The operator of the nation’s largest power grid is urging New Jersey to consider a regional solution to bolstering the economics of the state’s nuclear industry, an approach so far ignored by legislators.
In a letter delivered to the chairman of the Senate Environment and Energy Committee, PJM Interconnection urged policymakers to consider a regional approach rather than having the state act on its own, an approach being touted by Public Service Enterprise Group.
The proposal, likely to be fast-tracked in the remaining sessions of the lame-duck Legislature, is pitting the company, the operator of three nuclear units, against consumer advocates, other business interests, and environmentalists over whether the plants needs lucrative subsidies to remain open.
The subsidies likely would be paid by utility customers, and could end up costing ratepayers billions of dollars over a decade if the state follows similar programs enacted by New York and Illinois to rescue its nuclear sector.
Even though no bill has been introduced, prospects appeared to grow for legislative action when Gov. Chris Christie last week signaled he would sign a bill supporting the sector — provided it was not loaded up with other costs for other environmental programs.
PJM urges caution
PJM’s letter urged caution, a strategy frequently voiced by foes of the concept. They argue the company has yet to demonstrate subsidies are needed and should wait and see what approach is taken by the grid operator to enhance the plants’ revenues, or other alternatives advanced by the federal government.

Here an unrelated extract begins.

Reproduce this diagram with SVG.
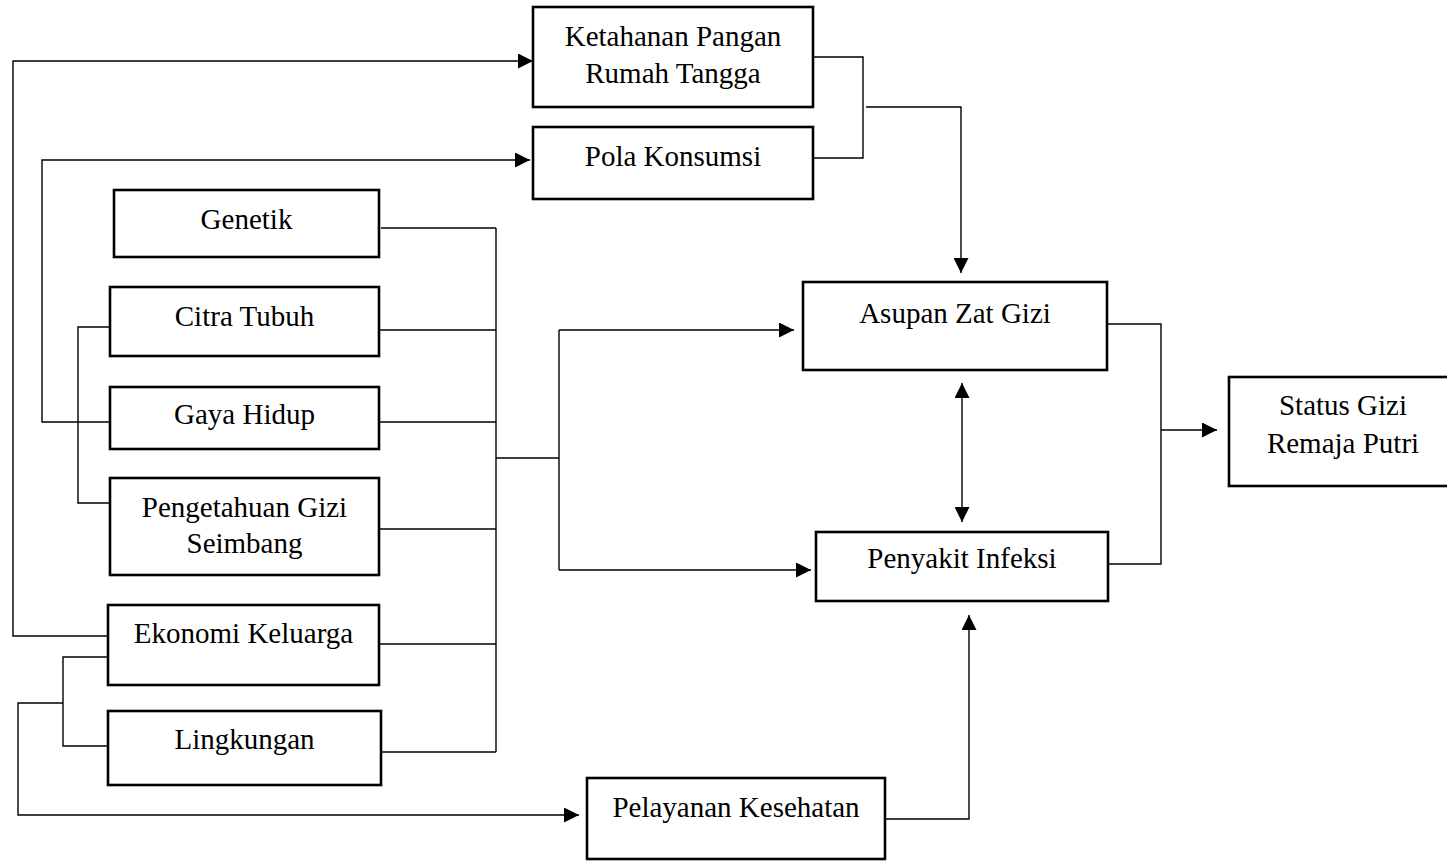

PSEG has told lawmakers the plants could turn unprofitable within two years. It contends the units are not being fairly valued for providing fuel diversity to bolster reliance of the power grid, or for being a carbon-free source of electricity.

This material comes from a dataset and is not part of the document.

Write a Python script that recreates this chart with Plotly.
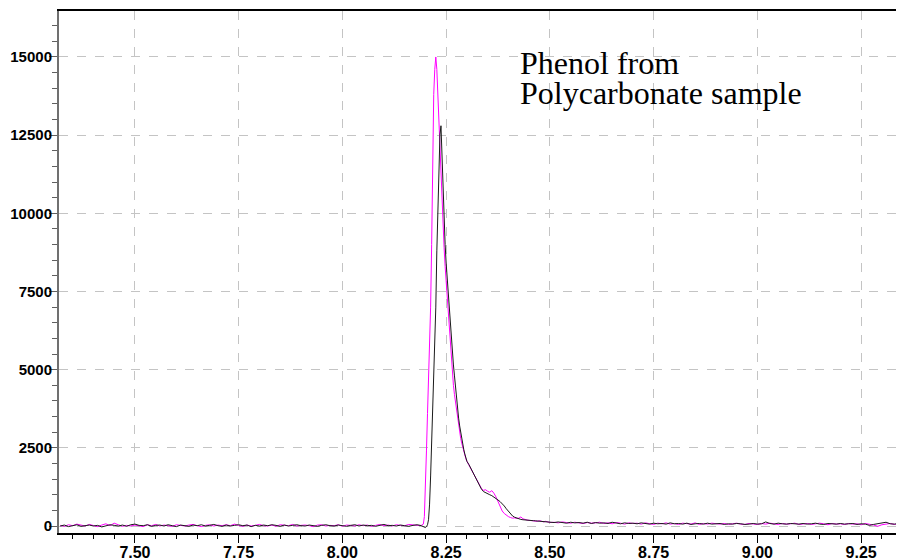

In its letter, PJM notes it already has provided enhancements that have provided benefits to owners of power plants and others are under consideration for units within the power grid. The power grid is reliable and will continue to be so in the future, according to the letter.
PJM also argued its proposed changes in energy pricing will provide additional incentives to power suppliers to more accurately reflect their costs. Much of the power sector is facing steep economic challenges as energy prices have fallen because of plentiful and cheaper supplies of natural gas.

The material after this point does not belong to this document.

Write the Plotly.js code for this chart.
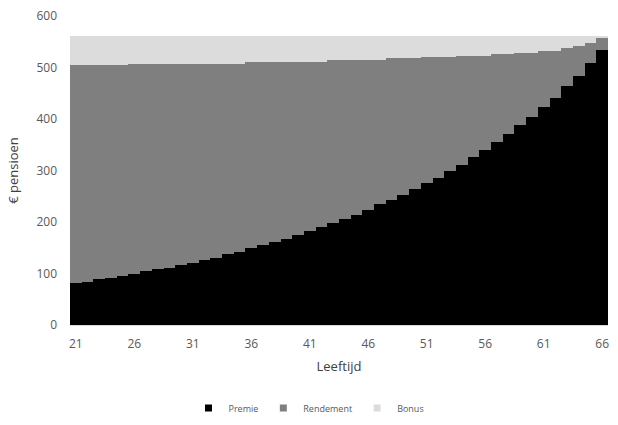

If the state opts to wait for a regional solution, it has the benefit of spreading the cost of any financial incentives for the plants to the entire region, not just New Jersey electric customers.
The grid operator noted the changes occurring in the industry, but added “New Jersey need not address these challenges in a vacuum.’’ It argued being located within PJM, allows for solutions that can enhance the state’s policy priorities.
No skin in the game
Opponents of the subsidies welcomed the PJM letter, noting that the grid operator is an independent entity and has no ‘’financial skin’’ in the game.
“It completely undermines the self-serving arguments that PSEG presented at the recent joint (legislative) hearing to justify a multibillion-dollar subsidy scheme, the details of which remain secret,’’ said John Sheik, president and CEO of the Electric Power Supply Association, an industry trade group.
The Legislature has sessions scheduled today and Thursday, but so far no hearings on any legislation have been announced publicly.